Os auditores são particularmente críticos em relação a “desconformidades” que apontam face à lei: “152 elementos em comissão de serviço integraram, incorrectamente, uma estrutura de apoio técnico de um ministro, não identificado no documento, e duas figuras atípicas com a designação de ‘conselheiro Roma’ e ‘gestor POAGRO’ em gabinetes de três ministros, de um mesmo ministério, repartidos, pois, pelos três governos analisados.”Estas duas últimas figuras, ‘conselheiro Roma’ e ‘gestor POAGRO’, não se enquadram nos cargos e funções previstos mas têm salários superiores aos do primeiro-ministro. Por fim, são identificadas centenas de nomeações sem cabimento legal.
O QUE DISSERAM EM SUA DEFESA
NOBRE GUEDES (Ex-ministro do Ambiente)
O antigo ministro do Ambiente do Governo de Santana Lopes, Nobre Guedes, adianta que em matéria de pagamentos tudo era tratado pela Secretaria-Geral do Ministério e acredita que tudo foi feito com suporte legal e dentro das regras definidas.
JORGE LACÃO (Subsecretário de Estado)
Assumindo a defesa do Governo socialista, Jorge Lacão refere que a contratação dos 148 colaboradores para o gabinete do primeiro-ministro englobava 50 assessores herdados do Executivo de Santana Lopes e também os trabalhadores da residência oficial.
CARLOS TAVARES (Ex-ministro da Economia)
Ministro da Economia no Governo de Durão Barroso, Carlos Tavares considera “absurdos” alguns reparos do Tribunal, nomeadamente no que se refere ao limite dos adjuntos que, aquele responsável diz ter sido ultrapassado apenas “durante um dia”.
M. J. BUSTORFF (Ex-ministra da Cultura)
Pertencente ao Governo de Santana Lopes, Maria João Bustorff alega que grande parte do orçamento do seu ministério estava canalizada para o Centro Cultural de Belém e para a Casa da Música. Diz ainda que utilizou a classe económica em voos comunitários.
CELESTE CARDONA (Ex-ministra da Justiça)
A responsável pela Justiça no Governo de Durão Barroso defende-se afirmando que não conhece os elementos constantes do relatório, mas que as suas decisões tiveram sempre base nos documentos de suporte que lhe foram dados pelos serviços do Ministério.
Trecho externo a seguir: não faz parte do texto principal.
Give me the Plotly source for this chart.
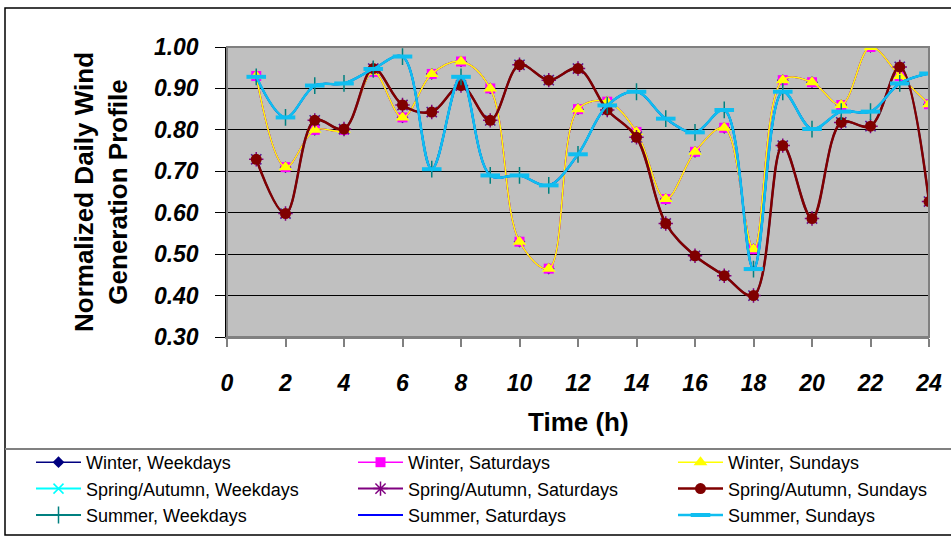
import plotly.graph_objects as go

# Hour of day
hours = list(range(1, 25))

# Normalized daily wind generation profiles per season
winter = [0.93, 0.71, 0.80, 0.80, 0.94, 0.83, 0.935, 0.965, 0.90, 0.53, 0.465, 0.85,
          0.868, 0.795, 0.633, 0.747, 0.805, 0.512, 0.92, 0.915, 0.86, 1.00, 0.93, 0.862]
spring_autumn = [0.729, 0.598, 0.823, 0.802, 0.948, 0.86, 0.843, 0.907, 0.823, 0.957, 0.92, 0.948,
                 0.848, 0.782, 0.574, 0.496, 0.448, 0.40, 0.762, 0.586, 0.818, 0.809, 0.952, 0.627]
summer = [0.928, 0.83, 0.907, 0.912, 0.947, 0.977, 0.705, 0.928, 0.69, 0.69, 0.666, 0.741,
          0.859, 0.892, 0.827, 0.794, 0.848, 0.464, 0.892, 0.802, 0.844, 0.844, 0.912, 0.936]

# Day types share the seasonal profile
winter_weekdays, winter_saturdays, winter_sundays = winter, winter, winter
sa_weekdays, sa_saturdays, sa_sundays = spring_autumn, spring_autumn, spring_autumn
summer_weekdays, summer_saturdays, summer_sundays = summer, summer, summer

y_ticks = [0.30, 0.40, 0.50, 0.60, 0.70, 0.80, 0.90, 1.00]
x_ticks = list(range(0, 25, 2))

# Legend columns: weekdays, saturdays, sundays
series = [
    # name, values, line colour, line width, symbol, size, marker colour, marker line width, legend
    ("Winter, Weekdays", winter_weekdays, "#000080", 1.5, "diamond", 9, "#000080", 0, "legend"),
    ("Winter, Saturdays", winter_saturdays, "#FF00FF", 1.5, "square", 10, "#FF00FF", 0, "legend2"),
    ("Winter, Sundays", winter_sundays, "#FFFF00", 1.5, "triangle-up", 12, "#FFFF00", 0, "legend3"),
    ("Spring/Autumn, Weekdays", sa_weekdays, "#00FFFF", 2, "x-thin", 10, "#00FFFF", 1.5, "legend"),
    ("Spring/Autumn, Saturdays", sa_saturdays, "#800080", 2, "asterisk", 12, "#800080", 1.5, "legend2"),
    ("Spring/Autumn, Sundays", sa_sundays, "#800000", 2.5, "circle", 11, "#800000", 0, "legend3"),
    ("Summer, Weekdays", summer_weekdays, "#008080", 2, "cross-thin", 12, "#008080", 1.5, "legend"),
    ("Summer, Saturdays", summer_saturdays, "#0000FF", 2, "line-ew", 8, "#0000FF", 2, "legend2"),
    ("Summer, Sundays", summer_sundays, "#10BEF0", 2.5, "line-ew", 14, "#10BEF0", 4, "legend3"),
]

fig = go.Figure()
for name, vals, lc, lw, sym, size, mc, mlw, lg in series:
    fig.add_trace(go.Scatter(
        x=hours, y=vals, name=name, mode="lines+markers",
        line=dict(color=lc, width=lw, shape="spline", smoothing=1),
        marker=dict(symbol=sym, size=size, color=mc,
                    line=dict(color=mc, width=mlw)),
        legend=lg, legendgroup=name,
    ))

L, R, T, B = 227, 22, 47, 199
W, H = 951, 536
PW, PH = W - L - R, H - T - B


def px(xp):
    return (xp - L) / PW


def py(yp):
    return (H - B - yp) / PH


legend_common = dict(
    orientation="v", xanchor="left", yanchor="top",
    font=dict(family="Liberation Sans, Arial", size=18, color="black"),
    bgcolor="rgba(0,0,0,0)", borderwidth=0, itemwidth=45,
    traceorder="grouped", tracegroupgap=0,
)

fig.update_layout(
    width=W, height=H,
    margin=dict(l=L, r=R, t=T, b=B, autoexpand=False),
    paper_bgcolor="white",
    plot_bgcolor="#C0C0C0",
    font=dict(family="Liberation Sans, Arial", color="black"),
    legend=dict(legend_common, x=px(31), y=py(444)),
    legend2=dict(legend_common, x=px(353), y=py(444)),
    legend3=dict(legend_common, x=px(673), y=py(444)),
    xaxis=dict(
        range=[0, 24], tickvals=x_ticks, ticktext=[str(v) for v in x_ticks],
        ticks="outside", ticklen=8, tickcolor="#808080", tickwidth=1.5,
        tickfont=dict(size=23, family="Liberation Sans, Arial", weight="bold", style="italic"),
        ticklabelstandoff=16,
        showgrid=False, zeroline=False,
        showline=True, linecolor="#808080", linewidth=2,
    ),
    yaxis=dict(
        range=[0.30, 1.00], tickvals=y_ticks, tickformat=".2f",
        ticks="outside", ticklen=10, tickcolor="black", tickwidth=1,
        tickfont=dict(size=23, family="Liberation Sans, Arial", weight="bold", style="italic"),
        ticklabelstandoff=12,
        showgrid=True, gridcolor="black", gridwidth=1,
        zeroline=False, showline=True, linecolor="black", linewidth=1.5,
    ),
    annotations=[
        dict(text="Time (h)", xref="paper", yref="paper", x=0.5, y=py(422),
             xanchor="center", yanchor="middle", showarrow=False,
             font=dict(size=26, weight="bold", family="Liberation Sans, Arial")),
        dict(text="Normalized Daily Wind<br>Generation Profile", xref="paper", yref="paper",
             x=px(101), y=py(192), xanchor="center", yanchor="middle", showarrow=False,
             textangle=-90,
             font=dict(size=26, weight="bold", family="Liberation Sans, Arial")),
    ],
    shapes=[
        # plot area frame
        dict(type="rect", xref="paper", yref="paper", x0=0, x1=1, y0=0, y1=1,
             line=dict(color="#808080", width=2), layer="above"),
        # chart outer frame
        dict(type="rect", xref="paper", yref="paper", x0=px(5), x1=px(960),
             y0=py(535), y1=py(8), line=dict(color="black", width=1.5), layer="below"),
        # legend box top edge
        dict(type="line", xref="paper", yref="paper", x0=px(5), x1=px(960),
             y0=py(449), y1=py(449), line=dict(color="#808080", width=2)),
    ],
)

fig.write_html("out.html")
M. G. CARVALHO (Ex-ministra da Ciência)
Ex-ministra da Ciência nos Governo de Durão Barroso e Santana Lopes, defende-se dizendo que conhecia e estavam registados todos os elementos que constituíam o seu gabinete e que os colaboradores aposentados auferiam remunerações mais baixas.
NÚMEROS
37,9 milhões de euros foi quanto os três governos pagaram por estudos, pareceres e projectos a empresas de consultores e escritórios de advogados.1303 Foram os funcionários recrutados pelo valor de 20,9 milhões de euros, numa amostragem feita em 30 gabinetes dos três executivos.2 gabinetes ministeriais são responsáveis pela contratação de um conjunto de 180 funcionários entre os que estão no quadro e além dele.2002 é a data em que foi aprovada uma deliberação para moralizar benefícios suplementares que nunca foi publicada.